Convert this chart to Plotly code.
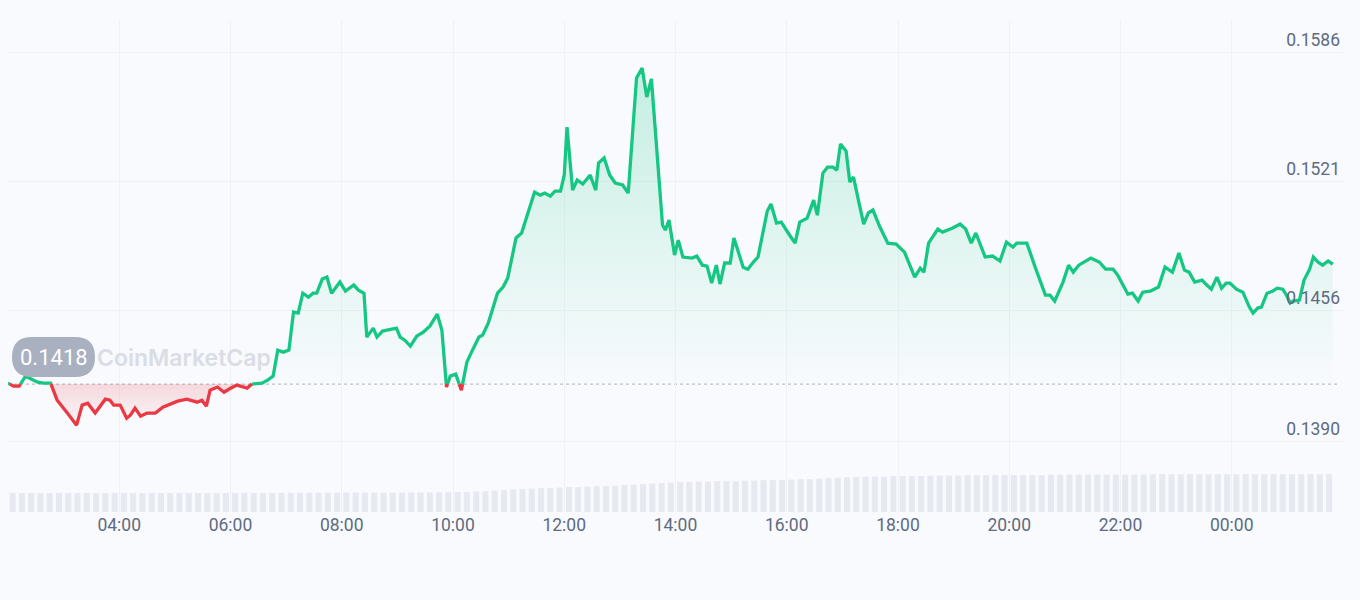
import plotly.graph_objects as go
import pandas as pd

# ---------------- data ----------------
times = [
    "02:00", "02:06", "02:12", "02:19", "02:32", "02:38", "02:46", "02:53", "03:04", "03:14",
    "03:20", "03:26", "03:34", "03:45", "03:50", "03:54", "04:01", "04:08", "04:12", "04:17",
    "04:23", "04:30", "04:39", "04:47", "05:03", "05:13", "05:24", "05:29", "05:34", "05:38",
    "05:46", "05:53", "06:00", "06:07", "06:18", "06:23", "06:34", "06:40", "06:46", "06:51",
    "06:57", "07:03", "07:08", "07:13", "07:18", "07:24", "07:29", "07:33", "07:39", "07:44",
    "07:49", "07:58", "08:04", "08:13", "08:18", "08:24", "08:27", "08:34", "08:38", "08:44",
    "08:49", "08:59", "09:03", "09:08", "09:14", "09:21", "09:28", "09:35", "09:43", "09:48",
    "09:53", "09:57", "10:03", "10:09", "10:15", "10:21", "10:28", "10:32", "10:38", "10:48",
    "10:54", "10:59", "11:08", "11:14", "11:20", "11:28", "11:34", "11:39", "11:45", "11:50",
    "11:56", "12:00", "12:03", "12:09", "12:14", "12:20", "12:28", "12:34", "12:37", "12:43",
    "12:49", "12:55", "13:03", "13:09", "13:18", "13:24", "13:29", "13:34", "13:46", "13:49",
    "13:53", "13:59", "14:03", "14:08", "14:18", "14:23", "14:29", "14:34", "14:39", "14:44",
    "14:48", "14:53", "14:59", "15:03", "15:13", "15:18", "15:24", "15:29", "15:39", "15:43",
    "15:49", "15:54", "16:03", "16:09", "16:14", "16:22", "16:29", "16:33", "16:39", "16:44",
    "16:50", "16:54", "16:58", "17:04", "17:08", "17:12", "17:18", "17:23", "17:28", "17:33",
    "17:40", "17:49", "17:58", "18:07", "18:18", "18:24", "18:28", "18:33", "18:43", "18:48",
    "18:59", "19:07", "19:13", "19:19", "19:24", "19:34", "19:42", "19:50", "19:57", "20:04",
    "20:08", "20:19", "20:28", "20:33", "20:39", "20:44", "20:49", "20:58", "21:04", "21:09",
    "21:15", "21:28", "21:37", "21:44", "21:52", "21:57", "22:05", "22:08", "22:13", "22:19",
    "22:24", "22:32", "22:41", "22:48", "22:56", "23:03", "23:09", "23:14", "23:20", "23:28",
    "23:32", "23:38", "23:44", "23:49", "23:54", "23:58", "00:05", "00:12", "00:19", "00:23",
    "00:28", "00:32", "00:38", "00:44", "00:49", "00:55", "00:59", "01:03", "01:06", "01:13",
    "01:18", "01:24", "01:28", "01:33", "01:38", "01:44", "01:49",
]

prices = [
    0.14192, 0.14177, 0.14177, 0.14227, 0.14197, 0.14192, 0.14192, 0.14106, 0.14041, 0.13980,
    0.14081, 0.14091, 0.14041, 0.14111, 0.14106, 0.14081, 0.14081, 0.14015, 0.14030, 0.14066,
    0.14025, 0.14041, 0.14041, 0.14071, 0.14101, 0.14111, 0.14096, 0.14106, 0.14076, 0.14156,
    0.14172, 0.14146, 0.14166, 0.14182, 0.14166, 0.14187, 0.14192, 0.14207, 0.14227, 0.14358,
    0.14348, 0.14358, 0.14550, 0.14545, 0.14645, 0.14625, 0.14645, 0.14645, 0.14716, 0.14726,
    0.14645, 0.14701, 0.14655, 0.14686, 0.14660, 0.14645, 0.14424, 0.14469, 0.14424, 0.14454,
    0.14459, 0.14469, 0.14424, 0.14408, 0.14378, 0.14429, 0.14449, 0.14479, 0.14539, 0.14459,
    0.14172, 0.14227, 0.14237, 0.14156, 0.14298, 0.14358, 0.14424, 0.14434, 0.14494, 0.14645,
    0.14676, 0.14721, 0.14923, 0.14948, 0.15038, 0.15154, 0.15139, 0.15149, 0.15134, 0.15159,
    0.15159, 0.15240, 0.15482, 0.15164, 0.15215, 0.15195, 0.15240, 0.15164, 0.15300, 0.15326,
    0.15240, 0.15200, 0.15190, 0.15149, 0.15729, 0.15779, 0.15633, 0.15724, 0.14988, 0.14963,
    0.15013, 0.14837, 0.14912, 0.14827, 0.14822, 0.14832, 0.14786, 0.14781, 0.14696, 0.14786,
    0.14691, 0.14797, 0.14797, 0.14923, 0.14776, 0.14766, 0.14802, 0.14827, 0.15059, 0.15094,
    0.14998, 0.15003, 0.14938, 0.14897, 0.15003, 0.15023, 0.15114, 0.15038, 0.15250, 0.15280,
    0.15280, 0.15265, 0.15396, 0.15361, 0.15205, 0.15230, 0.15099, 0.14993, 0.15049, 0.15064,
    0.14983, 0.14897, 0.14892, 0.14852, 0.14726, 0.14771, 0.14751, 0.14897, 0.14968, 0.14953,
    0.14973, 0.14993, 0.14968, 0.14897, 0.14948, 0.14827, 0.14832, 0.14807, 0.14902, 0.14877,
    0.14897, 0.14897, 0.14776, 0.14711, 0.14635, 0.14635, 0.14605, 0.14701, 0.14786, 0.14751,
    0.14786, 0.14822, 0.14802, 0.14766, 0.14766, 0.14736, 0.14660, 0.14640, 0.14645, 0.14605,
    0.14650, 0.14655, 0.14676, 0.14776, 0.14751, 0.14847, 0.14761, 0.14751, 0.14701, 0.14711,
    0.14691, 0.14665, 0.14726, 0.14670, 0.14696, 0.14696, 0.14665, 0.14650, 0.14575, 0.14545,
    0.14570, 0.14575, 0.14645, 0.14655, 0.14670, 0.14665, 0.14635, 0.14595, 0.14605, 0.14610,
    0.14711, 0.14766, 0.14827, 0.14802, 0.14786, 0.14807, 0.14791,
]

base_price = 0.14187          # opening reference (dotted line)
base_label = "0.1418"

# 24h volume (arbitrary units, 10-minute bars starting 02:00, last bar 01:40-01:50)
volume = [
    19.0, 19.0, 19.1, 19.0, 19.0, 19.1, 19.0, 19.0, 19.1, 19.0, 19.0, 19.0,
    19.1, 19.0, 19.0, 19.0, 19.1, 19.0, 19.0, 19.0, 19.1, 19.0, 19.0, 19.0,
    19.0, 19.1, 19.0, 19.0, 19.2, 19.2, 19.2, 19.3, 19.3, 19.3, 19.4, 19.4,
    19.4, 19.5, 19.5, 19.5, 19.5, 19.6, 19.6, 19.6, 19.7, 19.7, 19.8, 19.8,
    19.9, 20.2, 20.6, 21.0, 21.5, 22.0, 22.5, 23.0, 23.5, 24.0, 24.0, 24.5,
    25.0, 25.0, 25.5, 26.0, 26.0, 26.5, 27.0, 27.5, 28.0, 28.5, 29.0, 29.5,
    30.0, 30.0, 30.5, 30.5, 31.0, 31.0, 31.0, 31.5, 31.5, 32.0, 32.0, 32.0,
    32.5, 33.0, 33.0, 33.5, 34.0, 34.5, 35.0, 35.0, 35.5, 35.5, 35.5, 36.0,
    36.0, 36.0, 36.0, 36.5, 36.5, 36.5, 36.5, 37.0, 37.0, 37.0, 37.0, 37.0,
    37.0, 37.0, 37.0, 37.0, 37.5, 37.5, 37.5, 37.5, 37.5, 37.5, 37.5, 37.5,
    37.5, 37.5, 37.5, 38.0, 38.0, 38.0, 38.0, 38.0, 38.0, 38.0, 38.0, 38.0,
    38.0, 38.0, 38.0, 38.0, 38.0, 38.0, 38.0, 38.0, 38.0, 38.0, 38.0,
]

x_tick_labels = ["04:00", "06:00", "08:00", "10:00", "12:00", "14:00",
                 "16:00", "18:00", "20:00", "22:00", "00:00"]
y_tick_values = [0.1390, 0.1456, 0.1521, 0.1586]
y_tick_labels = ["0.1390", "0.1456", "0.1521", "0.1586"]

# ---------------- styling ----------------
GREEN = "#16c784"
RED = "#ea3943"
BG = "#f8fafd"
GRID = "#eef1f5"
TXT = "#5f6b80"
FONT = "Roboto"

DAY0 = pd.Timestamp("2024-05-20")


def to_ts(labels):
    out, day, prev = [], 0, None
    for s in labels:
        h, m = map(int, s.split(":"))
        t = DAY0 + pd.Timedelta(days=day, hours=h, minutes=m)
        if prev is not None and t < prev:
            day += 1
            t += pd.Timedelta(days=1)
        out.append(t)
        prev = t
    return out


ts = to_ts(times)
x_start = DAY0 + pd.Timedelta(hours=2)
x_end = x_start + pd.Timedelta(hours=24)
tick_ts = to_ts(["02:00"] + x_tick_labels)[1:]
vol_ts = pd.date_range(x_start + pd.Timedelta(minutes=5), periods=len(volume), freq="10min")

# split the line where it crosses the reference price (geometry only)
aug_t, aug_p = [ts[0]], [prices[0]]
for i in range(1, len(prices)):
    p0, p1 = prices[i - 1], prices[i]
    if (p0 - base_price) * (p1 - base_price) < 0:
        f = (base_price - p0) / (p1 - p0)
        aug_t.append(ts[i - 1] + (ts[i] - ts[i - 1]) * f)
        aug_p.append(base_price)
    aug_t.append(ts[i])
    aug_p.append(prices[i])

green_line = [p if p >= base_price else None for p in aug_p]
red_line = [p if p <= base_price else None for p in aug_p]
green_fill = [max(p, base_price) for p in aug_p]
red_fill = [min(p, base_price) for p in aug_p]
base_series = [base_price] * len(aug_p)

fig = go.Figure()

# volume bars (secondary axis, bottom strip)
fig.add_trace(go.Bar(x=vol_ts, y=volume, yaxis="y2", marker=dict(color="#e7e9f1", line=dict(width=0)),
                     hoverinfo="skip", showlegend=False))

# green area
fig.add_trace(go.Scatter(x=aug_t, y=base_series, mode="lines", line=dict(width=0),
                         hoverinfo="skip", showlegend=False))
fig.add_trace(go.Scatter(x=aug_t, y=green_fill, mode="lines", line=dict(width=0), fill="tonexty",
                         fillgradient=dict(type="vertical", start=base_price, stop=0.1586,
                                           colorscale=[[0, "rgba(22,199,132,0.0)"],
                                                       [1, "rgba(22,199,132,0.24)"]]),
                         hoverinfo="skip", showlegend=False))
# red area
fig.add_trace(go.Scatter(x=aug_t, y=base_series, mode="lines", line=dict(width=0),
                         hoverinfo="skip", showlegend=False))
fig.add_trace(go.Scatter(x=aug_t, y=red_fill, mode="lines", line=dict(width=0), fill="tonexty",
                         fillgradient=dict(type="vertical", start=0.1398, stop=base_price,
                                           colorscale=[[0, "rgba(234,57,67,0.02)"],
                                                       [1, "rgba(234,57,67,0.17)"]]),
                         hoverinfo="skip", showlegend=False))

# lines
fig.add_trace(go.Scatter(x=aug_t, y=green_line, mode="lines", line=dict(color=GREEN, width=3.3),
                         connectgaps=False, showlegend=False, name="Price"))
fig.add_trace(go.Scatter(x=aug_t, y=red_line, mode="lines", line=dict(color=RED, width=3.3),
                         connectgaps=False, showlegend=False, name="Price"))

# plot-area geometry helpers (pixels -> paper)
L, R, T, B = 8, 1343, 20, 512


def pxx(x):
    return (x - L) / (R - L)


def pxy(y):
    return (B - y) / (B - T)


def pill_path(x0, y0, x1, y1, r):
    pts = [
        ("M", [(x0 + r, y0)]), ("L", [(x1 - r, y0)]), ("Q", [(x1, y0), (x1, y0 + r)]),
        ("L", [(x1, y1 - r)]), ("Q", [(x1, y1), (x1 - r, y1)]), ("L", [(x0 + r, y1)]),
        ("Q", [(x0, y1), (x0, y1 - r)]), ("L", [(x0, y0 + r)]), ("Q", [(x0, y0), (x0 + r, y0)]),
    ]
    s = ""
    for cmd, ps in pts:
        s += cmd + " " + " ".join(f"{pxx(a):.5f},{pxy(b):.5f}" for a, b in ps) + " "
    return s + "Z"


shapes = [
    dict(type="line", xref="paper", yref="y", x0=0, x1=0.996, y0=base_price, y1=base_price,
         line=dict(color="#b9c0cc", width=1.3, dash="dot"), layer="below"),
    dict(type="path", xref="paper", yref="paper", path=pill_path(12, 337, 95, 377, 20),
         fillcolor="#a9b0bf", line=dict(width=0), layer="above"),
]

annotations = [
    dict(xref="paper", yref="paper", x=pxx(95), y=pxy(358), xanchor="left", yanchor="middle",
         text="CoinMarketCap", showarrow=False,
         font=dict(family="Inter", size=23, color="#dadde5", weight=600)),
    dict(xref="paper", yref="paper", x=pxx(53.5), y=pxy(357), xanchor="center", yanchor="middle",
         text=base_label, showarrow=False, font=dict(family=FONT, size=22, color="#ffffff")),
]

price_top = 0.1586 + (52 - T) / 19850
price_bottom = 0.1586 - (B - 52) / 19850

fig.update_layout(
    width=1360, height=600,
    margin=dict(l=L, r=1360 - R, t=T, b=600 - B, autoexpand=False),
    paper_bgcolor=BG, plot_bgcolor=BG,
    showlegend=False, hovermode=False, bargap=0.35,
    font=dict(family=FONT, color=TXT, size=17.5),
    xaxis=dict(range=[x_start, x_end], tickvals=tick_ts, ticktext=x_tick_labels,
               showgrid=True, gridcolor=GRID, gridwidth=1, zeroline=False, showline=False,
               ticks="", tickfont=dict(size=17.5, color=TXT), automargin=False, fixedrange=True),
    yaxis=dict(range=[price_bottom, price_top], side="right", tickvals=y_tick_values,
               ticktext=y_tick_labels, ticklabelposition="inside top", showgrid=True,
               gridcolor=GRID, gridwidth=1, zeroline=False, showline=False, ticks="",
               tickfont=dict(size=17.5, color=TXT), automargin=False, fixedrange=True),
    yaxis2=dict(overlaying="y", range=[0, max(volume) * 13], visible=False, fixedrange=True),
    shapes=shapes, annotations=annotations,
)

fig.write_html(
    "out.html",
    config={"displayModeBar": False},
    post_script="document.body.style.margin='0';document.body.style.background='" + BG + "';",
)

# # # # # # #

▸ **Task instructions**:
Repeat the listing above exactly from its first line to the line containing "import pandas as pd", both included, and omit the pictures.

▸ **Full output**:
Convert this chart to Plotly code.
import plotly.graph_objects as go
import pandas as pd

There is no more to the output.